During the latter part of World War II, Taylor worked as an aide to CBS head William S. Paley, who was serving as a colonel in charge of the radio operations of the Psychological Warfare Division of the Supreme Headquarters Allied Expeditionary Force under General Dwight D. Eisenhower.

Upon returning to the U.S. in 1945, Taylor became vice president for programming in November, replacing Douglas Coulter. With the July resignation of Edward R. Murrow to return to broadcasting, Taylor took over as vice president and director of public affairs for CBS in 1947.

A 1948 trip on behalf of CBS proved extremely eventful for Taylor. Originally intended as a five-week visit with various European and near-Asian correspondents, Taylor wound up tangentially involved in several major news events over the period. In the early portion of his trip he was initially scheduled to fly on a British European Airways Viking airliner to Berlin: the aircraft was involved in a mid-air collision with a Soviet Air Force Yakovlev Yak-3 fighter aircraft. All ten passengers and four crew on board the Viking were killed, as was the Soviet pilot. While in Greece he would meet with correspondent George Polk, who would be murdered that May. Finally, he would spend time in Mandatory Palestine during the last days of Britain's mandate.

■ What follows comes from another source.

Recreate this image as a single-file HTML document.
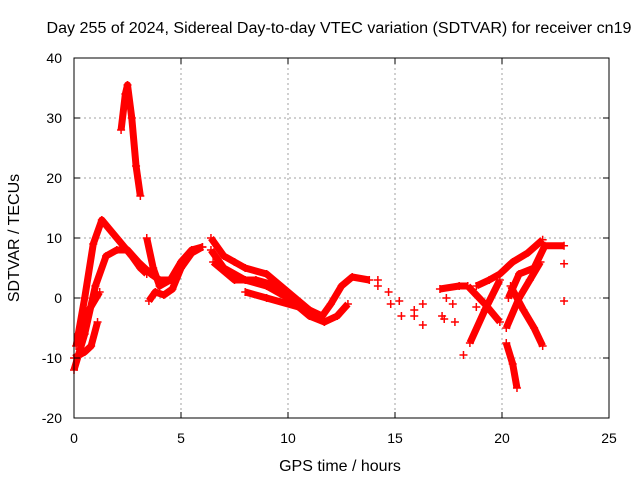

Taylor resigned from CBS late in 1949 following a major realignment of the network's operations, saying he did not feel he could work effectively under the changes. One of his final acts before resigning had been to hire Sig Mickelson, who would go on to become the first president of CBS News, from CBS corporate owned-and-operated radio station WCCO in Minneapolis.

He was appointed as a special consultant to the State Department in August 1950, charged with developing plans for the Voice of America radio network. Following this short-lived assignment, Taylor became a general production executive at NBC in January 1951.

In April 1959, Taylor was appointed as the director of Columbia University's arts center program. The arts center program at Columbia led to the establishment of the school of the arts in 1966, with Taylor being named director that May. Taylor would subsequently become the school's first dean in May, 1969. Budget cuts forced the closure of the theater arts division in 1971, and the removal of the remaining schools to Dodge Hall on the university's main campus. In September 1971, Taylor became Special Assistant to the President for Education in the Arts, with Frank MacShane becoming interim dean. Taylor retired from Columbia in 1975.

== Personal life and death ==
Taylor married Mary Elizabeth Plummer on June 8, 1935, in New York. He died on July 27, 1979 at the age of 72.